That argument, of course, also hinges on the nutritional value of GM foods. If a court decides that the food technology has a neutral effect on human health, then it may rule against the Vermont legislation.

There are other grounds for legal dispute. The Commerce Clause of the Constitution prohibits state laws that privilege commerce within a state over commerce between states. Proponents of the Vermont measure say the legislation equally inconveniences food companies both inside and outside the state, and thus should not violate this prohibition.

A Commerce second test, often used by the Supreme Court, might be trickier. Labeling supporters must show that the benefits the law produces outweigh the burdens it will impose – in other words, the cost of labeling.

A report released last week by the Council of Agricultural Science and Technology argues that the cost of labeling is, in fact, fairly prohibitive. Though the report declines to pace a dollar figure on mandatory labeling, it argues the costs would go well beyond the money paid for ink.

Food manufacturers will have to spend heavily during processing, if they choose to keep GM ingredients separate from similar but non-GM ingredients, the Council says. In that case, the cost of labeling may outweigh any benefit consumers reap from simply knowing that their food has undergone some sort of biotechnical process.

Then there’s the Supremacy Clause. The Constitution mandates that federal law always supersede state law. Bill proponents say this is fine – the FDA, they argue, hasn’t made a final decision on the labeling of GM foods, so the Vermont legislation does not violate any federal rulings.

But not so fast, says Redick, with the Global Environmental Ethics Council. The FDA has actually written quite a bit about the GM labeling issue. In a draft guidance released in 2001, but never finalized, FDA said it was “not aware of any data or other information that would form a basis for concluding that the fact that a food or its ingredients was produced using bioengineering” is materially different from other foods. For that reason, FDA has found that voluntary labeling – but not mandatory labeling – is permitted.

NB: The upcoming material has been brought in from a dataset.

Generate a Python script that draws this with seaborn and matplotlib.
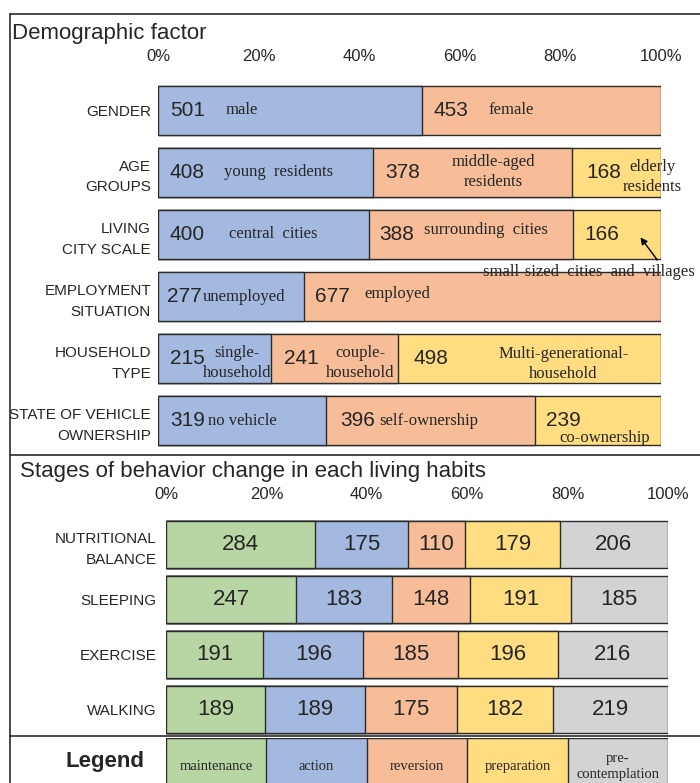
import matplotlib
matplotlib.use("Agg")
import matplotlib.pyplot as plt
from matplotlib.lines import Line2D
from matplotlib.transforms import offset_copy
import seaborn as sns
import pandas as pd
import numpy as np

# ---- data ----
demo_rows = ["GENDER", "AGE\nGROUPS", "LIVING\nCITY SCALE", "EMPLOYMENT\nSITUATION",
             "HOUSEHOLD\nTYPE", "STATE OF VEHICLE\nOWNERSHIP"]
gender = [501, 453]
age_groups = [408, 378, 168]
city_scale = [400, 388, 166]
employment = [277, 677]
household = [215, 241, 498]
vehicle = [319, 396, 239]
demo_names = [
    ["male", "female"],
    ["young  residents", "middle-aged\nresidents", "elderly\nresidents"],
    ["central  cities", "surrounding  cities", ""],
    ["unemployed", "employed"],
    ["single-\nhousehold", "couple-\nhousehold", "Multi-generational-\nhousehold"],
    ["no vehicle", "self-ownership", "co-ownership"],
]
small_city_note = "small-sized  cities  and  villages"

habit_rows = ["NUTRITIONAL\nBALANCE", "SLEEPING", "EXERCISE", "WALKING"]
stages = ["maintenance", "action", "reversion", "preparation", "pre-\ncontemplation"]
maintenance = [284, 247, 191, 189]
action = [175, 183, 196, 189]
reversion = [110, 148, 185, 175]
preparation = [179, 191, 196, 182]
precontemplation = [206, 185, 216, 219]

ticks = [0, 20, 40, 60, 80, 100]

# ---- style ----
sns.set_style("white")
plt.rcParams["font.family"] = ["Liberation Sans", "DejaVu Sans"]
SERIF = "Liberation Serif"
colors = ["#B8D6A3", "#A4B9E0", "#F6BD98", "#FFDD80", "#D3D3D3"]
demo_colors = colors[1:4]
EDGE = "#2b2b2b"

W, H = 700, 783
fig = plt.figure(figsize=(7.0, 7.83), dpi=100)


def box(x0, y0, x1, y1):
    # pixel box (top-left origin) -> figure fraction rect
    return [x0 / W, 1 - y1 / H, (x1 - x0) / W, (y1 - y0) / H]


def stacked(ax, rows, counts, cols, width):
    n = max(len(c) for c in counts)
    pct = np.full((len(rows), n), np.nan)
    for i, c in enumerate(counts):
        c = np.array(c, dtype=float)
        pct[i, :len(c)] = c / c.sum() * 100
    cum = np.nancumsum(pct, axis=1)
    cum[np.isnan(pct)] = np.nan
    for k in reversed(range(n)):
        df = pd.DataFrame({"row": rows, "cum": cum[:, k]})
        sns.barplot(data=df, x="cum", y="row", order=rows, orient="h",
                    color=cols[k], saturation=1, width=width, errorbar=None,
                    edgecolor=EDGE, linewidth=1, ax=ax)
    return pct, cum


def style_axis(ax, pad_y, labelsize_y):
    ax.set_xlim(0, 100)
    ax.set(xlabel="", ylabel="")
    ax.xaxis.tick_top()
    ax.set_xticks(ticks)
    ax.set_xticklabels([f"{t}%" for t in ticks])
    ax.tick_params(axis="x", length=0, pad=11, labelsize=12)
    ax.tick_params(axis="y", length=0, pad=pad_y, labelsize=labelsize_y)
    for lab in ax.get_yticklabels():
        lab.set_linespacing(1.6)
    sns.despine(ax=ax, left=True, bottom=True, top=True, right=True)


def at(ax, dx, dy):
    # offset in pixels from a data point (dy measured downward)
    return offset_copy(ax.transData, fig=fig, x=dx, y=-dy, units="dots")


# ---- top panel: demographic factors ----
ax1 = fig.add_axes(box(158, 79, 661, 452))
demo_counts = [gender, age_groups, city_scale, employment, household, vehicle]
pct1, cum1 = stacked(ax1, demo_rows, demo_counts, demo_colors, 0.79)
style_axis(ax1, 5, 11)

num_dx = [[12, 11], [12, 12, 14], [12, 10, 11], [9, 11], [12, 13, 15], [12, 14, 11]]
name_pos = [
    [(68, 0, "left"), (66, 0, "left")],
    [(66, 0, "left"), (120, 0, "center"), (80, 5, "center")],
    [(71, 0, "left"), (55, -4, "left"), None],
    [(45, 0, "left"), (60, -3, "left")],
    [(79, 4, "center"), (89, 4, "center"), (165, 5, "center")],
    [(50, 0, "left"), (53, 0, "left"), (24, 17, "left")],
]
for i, counts in enumerate(demo_counts):
    for k, val in enumerate(counts):
        left = cum1[i, k] - pct1[i, k]
        ax1.text(left, i, str(val), transform=at(ax1, num_dx[i][k], 0),
                 ha="left", va="center", fontsize=15)
        pos = name_pos[i][k]
        if pos is not None and demo_names[i][k]:
            dx, dy, ha = pos
            ax1.text(left, i, demo_names[i][k], transform=at(ax1, dx, dy),
                     ha=ha, va="center", fontsize=12, family=SERIF,
                     linespacing=1.35)

# arrow note for the small-sized cities segment
left3 = cum1[2, 2] - pct1[2, 2]
ax1.annotate(small_city_note, xy=(left3, 2), xycoords=at(ax1, 67, 3),
             xytext=(left3, 2), textcoords=at(ax1, 121, 38),
             ha="right", va="center", fontsize=12, family=SERIF,
             annotation_clip=False,
             arrowprops=dict(arrowstyle="-|>", color="black", lw=1,
                             relpos=(0.84, 1.0), shrinkA=1, shrinkB=0,
                             mutation_scale=10))

# ---- bottom panel: stages of behavior change ----
ax2 = fig.add_axes(box(166, 517, 668, 737))
habit_counts = [list(v) for v in zip(maintenance, action, reversion,
                                     preparation, precontemplation)]
pct2, cum2 = stacked(ax2, habit_rows, habit_counts, colors, 0.84)
style_axis(ax2, 7, 11)
for i, counts in enumerate(habit_counts):
    for k, val in enumerate(counts):
        ax2.text(cum2[i, k] - pct2[i, k] / 2, i, str(val), ha="center",
                 va="center", fontsize=16)

# ---- legend row ----
ax3 = fig.add_axes(box(166, 738, 668, 795))
legend_df = pd.DataFrame({"row": ["legend"] * len(stages), "stage": stages,
                          "val": [100 / len(stages)] * len(stages)})
legend_cum = legend_df["val"].cumsum()
for k in reversed(range(len(stages))):
    sns.barplot(x=[legend_cum[k]], y=["legend"], orient="h", color=colors[k],
                saturation=1, width=1.0, errorbar=None, edgecolor=EDGE,
                linewidth=1, ax=ax3)
for k, name in enumerate(stages):
    ax3.text(legend_cum[k] - legend_df["val"][k] / 2, 0, name, ha="center",
             va="center", fontsize=10.5, family=SERIF, linespacing=1.3)
ax3.set_xlim(0, 100)
ax3.set_ylim(0.5, -0.5)
ax3.axis("off")

# ---- titles and frame ----
fig.text(12 / W, 1 - 33 / H, "Demographic factor", fontsize=16, va="center")
fig.text(20 / W, 1 - 471 / H, "Stages of behavior change in each living habits",
         fontsize=16, va="center")
fig.text(105 / W, 1 - 761 / H, "Legend", fontsize=16, fontweight="bold",
         ha="center", va="center")

for (x0, y0, x1, y1) in [(10, 14, 700, 14), (10, 14, 10, 783),
                         (10, 455, 700, 455), (10, 736, 700, 736)]:
    fig.add_artist(Line2D([x0 / W, x1 / W], [1 - y0 / H, 1 - y1 / H],
                          transform=fig.transFigure, color=EDGE, lw=1.2))

fig.savefig("out.png", dpi=100)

Whatever the legal basis for any challenge of the labeling law from the food industry, it’s sure to get messy. “It’s a mess of a bill,” food safety journalist Dan Flynn wrote in an editorial for Food Safety News. “Or the bill is a mess.”

Vermont’s legislation, which is supposed to go into effect in June 2016, would require labeling only for packaged foods containing GM ingredients and sold through retail. It would not apply to meat and dairy products produced from animals that consume GM feed.

In addition to expected court challenges, the Vermont legislation could be rendered moot by a bill now in the U.S. Congress that would allow food makers to label products containing genetically modified ingredients, but not requiring such labels.

“The biotech industry is committed to providing information about how our food is grown and fully supports the voluntary labeling of products to meet specific demands of consumers,” Cathleen Enright, executive vice president for food and agriculture for the Biotechnology Industry Organization (BIO), said in a statement.

Enright charged proponents of the Vermont legislation and similar measures with attempting to promote non-GM foods over conventional agriculture, and said the “additional cost burden (of labeling) is placed on the state’s farmers, food manufactures grocers and consumers.”

BIO says mandatory labeling increasing food costs on the average household by as much as $400 per year.

Connecticut and Maine passed GM labeling bills last year, but their laws require contiguous states to implement similar bills before they go into effect. More than a dozen states are also considering such measures.